Domenico Celi | 23-12-2004 |
Un caldo saluto al gruppo della trasgressione.
Sono uno studente dell'Università statale. Ho partecipato all'incontro del 16 dicembre a San Vittore; sono il ragazzo che ha avuto quel piccolo battibecco col Professor Marinucci. Volevo proporvi qualche osservazione.
L'incontro è stato sicuramente positivo e mi ha investito di emozioni. Detto questo, devo riconoscere che però non c'è stato un vero confronto tra noi e voi. Penso che ciò non fosse neanche possibile... ci vuole del tempo per aprirsi e comunicare nel vero senso della parola.
Noi, a mio avviso, eravamo come paralizzati di fronte ai vostri interventi. Abbiamo fatto poche domande non per disinteresse ma per la difficoltà di fare domande.
Io, in verità, vi ho posto delle questioni sulle quali non ho avuto risposta; vi ho chiesto quali difficoltà avete avuto.. nell'integrazione con gli studenti; e cosa pensavate sulla mia osservazione di intendere il reato come un urlo che proviene da una realtà in cui l'individuo si sente sia ombra, sia prigioniero di se stesso. Spero di avere una vostra risposta sull'argomento.

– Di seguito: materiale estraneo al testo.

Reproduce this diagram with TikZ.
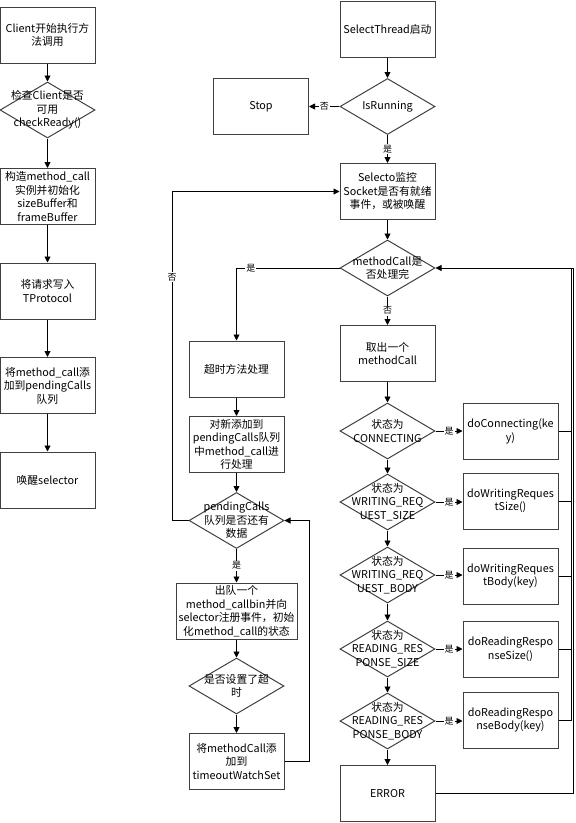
\documentclass[tikz,border=0pt]{standalone}
\usepackage{fontspec}
\setmainfont{Noto Sans CJK SC}
\usetikzlibrary{shapes.geometric,arrows.meta}
\newcommand\mainfs{\fontsize{10.8}{13.5}\selectfont}
\newcommand\lblfs{\fontsize{9}{10}\selectfont}
\begin{document}
\begin{tikzpicture}[x=1pt,y=-1pt,
  box/.style={draw=black!75, line width=1pt, fill=white, minimum width=95pt, minimum height=56pt, inner sep=1pt, align=center, font=\mainfs},
  dia/.style={draw=black!75, line width=1pt, diamond, minimum width=95pt, minimum height=56pt, inner sep=0pt},
  txt/.style={align=center, font=\mainfs, inner sep=0pt},
  lbl/.style={fill=white, inner sep=1pt, font=\lblfs},
  arr/.style={-{Triangle[length=6pt,width=6pt]}, line width=0.9pt},
  ln/.style={line width=0.9pt}]
\useasboundingbox (0,0) rectangle (576,823);
% left column
\node[box] (c1) at (47.5,35) {Client开始执行方\\法调用};
\node[dia] (c2) at (47.5,110) {};
\node[txt] (c2t) at (c2) {检查Client是否\\可用\\checkReady()};
\node[box] (c3) at (47.5,196.5) {构造method\_call\\实例并初始化\\sizeBuffer和\\frameBuffer};
\node[box] (c4) at (47.5,291) {将请求写入\\TProtocol};
\node[box] (c5) at (47.5,385.5) {将method\_call添\\加到pendingCalls\\队列};
\node[box] (c6) at (47.5,480) {唤醒selector};
\draw[arr] (c1) -- (c2);
\draw[arr] (c2) -- (c3);
\draw[arr] (c3) -- (c4);
\draw[arr] (c4) -- (c5);
\draw[arr] (c5) -- (c6);
% main column
\node[box] (s1) at (387.5,29) {SelectThread启动};
\node[dia] (s2) at (387.5,106.5) {};
\node[txt] (s2t) at (s2) {IsRunning};
\node[box] (stop) at (261,106.5) {Stop};
\node[box] (s3) at (387.5,191.5) {Selecto监控\\Socket是否有就绪\\事件，或被唤醒};
\node[dia] (s4) at (387.5,268) {};
\node[txt] (s4t) at (s4) {methodCall是\\否处理完};
\node[box] (s5) at (387.5,353.5) {取出一个\\methodCall};
\node[dia] (d1) at (387.5,431) {};
\node[txt] (d1t) at (d1) {状态为\\CONNECTING};
\node[dia] (d2) at (387.5,502) {};
\node[txt] (d2t) at (d2) {状态为\\WRITING\_REQ\\UEST\_SIZE};
\node[dia] (d3) at (387.5,575) {};
\node[txt] (d3t) at (d3) {状态为\\WRITING\_REQ\\UEST\_BODY};
\node[dia] (d4) at (387.5,649) {};
\node[txt] (d4t) at (d4) {状态为\\READING\_RES\\PONSE\_SIZE};
\node[dia] (d5) at (387.5,721) {};
\node[txt] (d5t) at (d5) {状态为\\READING\_RES\\PONSE\_BODY};
\node[box] (err) at (387.5,793.5) {ERROR};
% right boxes
\node[box] (r1) at (510.5,431.5) {doConnecting(ke\\y)};
\node[box] (r2) at (510.5,501) {doWritingReques\\tSize()};
\node[box] (r3) at (510.5,576) {doWritingReques\\tBody(key)};
\node[box] (r4) at (510.5,649.5) {doReadingRespo\\nseSize()};
\node[box] (r5) at (510.5,720) {doReadingRespo\\nseBody(key)};
% left-middle column
\node[box] (m1) at (236.5,369) {超时方法处理};
\node[box] (m2) at (236.5,444.5) {对新添加到\\pendingCalls队列\\中method\_call进\\行处理};
\node[dia] (m3) at (236.5,520.5) {};
\node[txt] (m3t) at (m3) {pendingCalls\\队列是否还有\\数据};
\node[box, minimum width=121pt] (m4) at (236.5,611) {出队一个\\method\_callbin并向\\selector注册事件，初始\\化method\_call的状态};
\node[dia] (m5) at (236.5,686) {};
\node[txt] (m5t) at (m5) {是否设置了超\\时};
\node[box] (m6) at (236.5,761.5) {将methodCall添\\加到\\timeoutWatchSet};
% connectors main
\draw[arr] (s1) -- (s2);
\draw[arr] (s2) -- node[lbl]{否} (stop);
\draw[arr] (s2) -- node[lbl]{是} (s3);
\draw[arr] (s3) -- (s4);
\draw[arr] (s4) -- node[lbl]{否} (s5);
\draw[arr] (s4.west) -| node[lbl,pos=0.43]{是} (m1.north);
\draw[arr] (s5) -- (d1);
\draw[arr] (d1) -- (d2);
\draw[arr] (d2) -- (d3);
\draw[arr] (d3) -- (d4);
\draw[arr] (d4) -- (d5);
\draw[arr] (d5) -- (err);
\draw[arr] (d1.east) -- node[lbl]{是} (r1.west |- d1.east);
\draw[arr] (d2.east) -- node[lbl]{是} (r2.west |- d2.east);
\draw[arr] (d3.east) -- node[lbl]{是} (r3.west |- d3.east);
\draw[arr] (d4.east) -- node[lbl]{是} (r4.west |- d4.east);
\draw[arr] (d5.east) -- node[lbl]{是} (r5.west |- d5.east);
% return buses
\coordinate (bus1top) at (571,268);
\coordinate (bus2top) at (573.5,268);
\draw[ln] (r5.east) -| (bus1top);
\draw[ln] (r1.east) -- (r1.east -| bus1top);
\draw[ln] (r2.east) -- (r2.east -| bus1top);
\draw[ln] (r3.east) -- (r3.east -| bus1top);
\draw[ln] (r4.east) -- (r4.east -| bus1top);
\draw[arr] (err.east) -| (bus2top) -- (s4.east);
% left-middle connectors
\draw[arr] (m1) -- (m2);
\draw[arr] (m2) -- (m3);
\draw[arr] (m3) -- node[lbl]{是} (m4);
\draw[arr] (m4) -- (m5);
\draw[arr] (m5) -- (m6);
\coordinate (lp1) at (172,520.5);
\draw[arr] (m3.west) -- (lp1) |- node[lbl,pos=0.37]{否} (s3.west);
\coordinate (lp2) at (309,761.5);
\draw[arr] (m6.east) -- (lp2) |- (m3.east);
\end{tikzpicture}
\end{document}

Nei pochi interventi, alcuni di noi hanno espresso la loro contentezza per l'incontro, definendo il vostro lavoro "meraviglioso". Personalmente, di primo acchito, ho ritenuto tali interventi inutili; poi però li ho rivalutati.. è piacevole sentirsi dire ogni tanto "bravo" per ciò che si fa.
Però bisogna fare di più.. Io penso che il reato sia un urlo... il carcere con la sua azione.. mira a strozzarlo. Voi avete deciso di coordinare le vostre urla e di convertirle in una comunicazione con la società nella quale invocate un posto, una possibilità. Occorre che noi "società" troviamo il modo di ascoltare questo urlo...

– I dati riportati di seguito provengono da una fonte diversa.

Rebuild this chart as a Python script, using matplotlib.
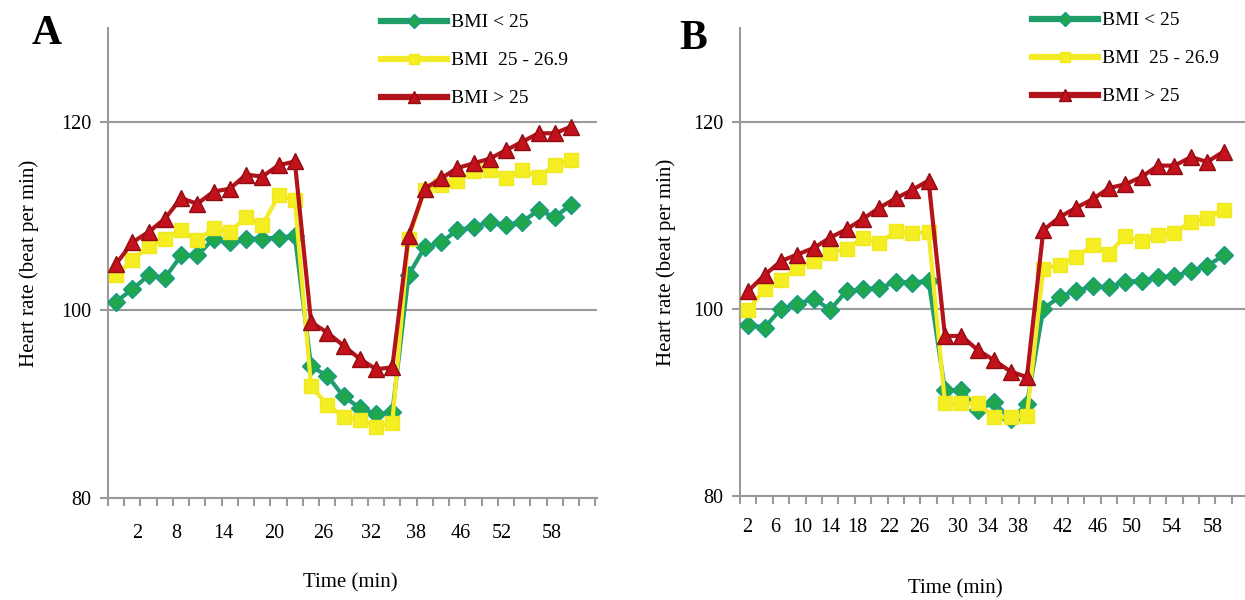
import matplotlib
matplotlib.use("Agg")
import matplotlib.pyplot as plt
import numpy as np
from matplotlib.lines import Line2D

plt.rcParams['font.family'] = ['Liberation Serif', 'DejaVu Serif']

# ---------------- data ----------------
series_names = ["BMI < 25", "BMI  25 - 26.9", "BMI > 25"]

# Panel A (29 readings on a 30-slot category axis)
a_bmi_lt25 = [100.9, 102.2, 103.7, 103.4, 105.8, 105.8, 107.6, 107.2, 107.6, 107.6, 107.7, 107.9,
              94.0, 93.0, 90.8, 89.6, 88.9, 89.1,
              103.7, 106.7, 107.2, 108.5, 108.8, 109.4, 109.0, 109.4, 110.6, 109.9, 111.2]
a_bmi_25_269 = [103.7, 105.3, 106.8, 107.6, 108.5, 107.4, 108.7, 108.3, 109.9, 109.0, 112.2, 111.7,
                91.9, 89.9, 88.6, 88.3, 87.6, 88.0,
                107.6, 112.8, 113.3, 113.7, 114.8, 114.9, 114.0, 114.9, 114.2, 115.4, 116.0]
a_bmi_gt25 = [104.9, 107.2, 108.3, 109.7, 111.9, 111.3, 112.6, 112.9, 114.4, 114.2, 115.4, 115.8,
              98.7, 97.6, 96.2, 94.8, 93.7, 93.9,
              107.9, 112.9, 114.0, 115.1, 115.6, 116.1, 117.0, 117.9, 118.8, 118.8, 119.5]
a_tick_labels = ["2", "8", "14", "20", "26", "32", "38", "46", "52", "58"]

# Panel B (30 readings)
b_bmi_lt25 = [98.3, 98.0, 100.0, 100.5, 101.1, 99.9, 101.9, 102.1, 102.2, 102.9, 102.8, 103.0,
              91.3, 91.3, 89.2, 90.0, 88.2, 89.8,
              100.0, 101.3, 101.9, 102.4, 102.3, 102.9, 103.0, 103.4, 103.5, 104.0, 104.6, 105.7]
b_bmi_25_269 = [99.9, 102.1, 103.1, 104.4, 105.1, 106.0, 106.4, 107.6, 107.0, 108.3, 108.1, 108.2,
                89.9, 89.9, 89.9, 88.4, 88.4, 88.6,
                104.3, 104.7, 105.5, 106.8, 105.9, 107.8, 107.2, 107.9, 108.1, 109.3, 109.7, 110.6]
b_bmi_gt25 = [101.9, 103.6, 105.1, 105.8, 106.5, 107.6, 108.5, 109.6, 110.8, 111.8, 112.7, 113.7,
              97.1, 97.1, 95.6, 94.5, 93.3, 92.7,
              108.4, 109.8, 110.8, 111.7, 112.9, 113.3, 114.1, 115.3, 115.3, 116.2, 115.7, 116.8]
b_tick_labels = ["2", "6", "10", "14", "18", "22", "26", "30", "34", "38", "42", "46", "50", "54", "58"]

# ---------------- layout / style (not data) ----------------
n_slots = 30
a_label_pos = [1.27, 3.73, 6.58, 9.72, 12.73, 15.68, 18.45, 21.22, 23.75, 26.82]
b_label_pos = [-0.07, 1.63, 3.28, 4.99, 6.63, 8.59, 10.41, 12.79, 14.62, 16.45,
               19.2, 21.33, 23.4, 25.84, 28.34]

styles = [
    dict(color="#1f9e6a", marker="D", ms=9.5, mfc="#20a64c", mec="#179a8c", mew=1.0),
    dict(color="#f3eb28", marker="s", ms=9.5, mfc="#f4ee22", mec="#f0e820", mew=1.0),
    dict(color="#b3141b", marker="^", ms=12, mfc="#c4121c", mec="#8e0c12", mew=1.0),
]
GREY = "#9a9a9a"

W, H = 1245, 600
fig = plt.figure(figsize=(W / 100, H / 100), dpi=100)


def px_axes(left, right, top, bottom):
    return fig.add_axes([left / W, 1 - bottom / H, (right - left) / W, (bottom - top) / H])


def style_axes(ax, xmax, tick_labels, label_pos, label_pad):
    ax.set_ylim(80, 130)
    ax.set_xlim(-0.5, xmax)
    for s in ["top", "right"]:
        ax.spines[s].set_visible(False)
    for s in ["left", "bottom"]:
        ax.spines[s].set_color(GREY)
        ax.spines[s].set_linewidth(1.5)
    ax.set_yticks([80, 100, 120])
    ax.tick_params(axis="y", direction="out", length=6, width=1.5, color=GREY,
                   labelsize=14.5, pad=6)
    ax.yaxis.grid(True, color=GREY, linewidth=1.5)
    ax.set_axisbelow(True)
    # category boundary ticks
    ax.set_xticks(np.arange(-0.5, n_slots, 1.0))
    ax.tick_params(axis="x", which="major", direction="out", length=6, width=1.5,
                   color=GREY, labelbottom=False)
    ax.set_xticks(label_pos, minor=True)
    ax.set_xticklabels(tick_labels, minor=True)
    ax.tick_params(axis="x", which="minor", length=0, labelsize=14.5, pad=label_pad)


def draw_panel(ax, data):
    for vals, st, name in zip(data, styles, series_names):
        x = np.arange(len(vals))
        ax.plot(x, vals, lw=3, color=st["color"], marker=st["marker"], ms=st["ms"],
                mfc=st["mfc"], mec=st["mec"], mew=st["mew"], label=name, zorder=3)


# ---- Panel A ----
axA = px_axes(108, 597, 28, 498)
draw_panel(axA, [a_bmi_lt25, a_bmi_25_269, a_bmi_gt25])
style_axes(axA, 29.6, a_tick_labels, a_label_pos, 19)
axA.set_ylabel("Heart rate (beat per min)", fontsize=15, labelpad=16)

# ---- Panel B ----
axB = px_axes(740, 1245, 28, 496)
draw_panel(axB, [b_bmi_lt25, b_bmi_25_269, b_bmi_gt25])
style_axes(axB, 30.3, b_tick_labels, b_label_pos, 16)
axB.set_ylabel("Heart rate (beat per min)", fontsize=15, labelpad=12)

fig.text(350 / W, 1 - 583 / H, "Time (min)", fontsize=15, ha="center", va="center")
fig.text(955 / W, 1 - 589 / H, "Time (min)", fontsize=15, ha="center", va="center")

# legends
def make_handles():
    hs = []
    for st, name in zip(styles, series_names):
        hs.append(Line2D([], [], lw=4.5, color=st["color"], marker=st["marker"],
                         ms=st["ms"] * 0.75, mfc=st["mfc"], mec=st["mec"], label=name))
    return hs

for x0, y0 in [(373, 6), (1024, 4)]:
    fig.legend(handles=make_handles(), loc="upper left",
               bbox_to_anchor=(x0 / W, 1 - y0 / H), frameon=False,
               fontsize=14, handlelength=3.4, handletextpad=0.2,
               labelspacing=1.05, borderaxespad=0)

fig.text(47 / W, 1 - 34 / H, "A", fontsize=30, fontweight="bold", ha="center", va="center")
fig.text(693 / W, 1 - 39 / H, "B", fontsize=30, fontweight="bold", ha="center", va="center")

fig.savefig("out.png", dpi=100)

In quest'ottica, con alcuni studenti che hanno partecipato all'incontro, cercheremo di incontrarci per capire meglio ciò che abbiamo provato e rielaborare ciò che abbiamo sentito. Così facendo ci potremo preparare ad un un nuovo incontro in cui vi sia un autentico confronto.. che vuol dire anche scontro...
Credo tanto in questa possibilità.. in questo modo daremo un senso a quel termine confuso ed equivoco che è la “rieducazione”. Io credo che il lavoro portato avanti nel vostro gruppo possa rappresentare un modello da un punto di vista rieducativo. Con esso infatti si mira a ricostruire un’identità.. una struttura emotiva stabile.. equilibrata ma nel contempo aperta... ci troviamo di fronte ad un processo di crescita spontaneo.
Ma questo potrà avere pieno compimento solo con una società aperta e disposta ad ascoltare. Ecco perché spero che voi continuiate ad "urlare" al mondo esterno la vostra presenza.. la vostra voglia di essere...
Ringraziandovi per l'attenzione, vi auguro un felice natale ed un nuovo anno pieno di "urla assordanti".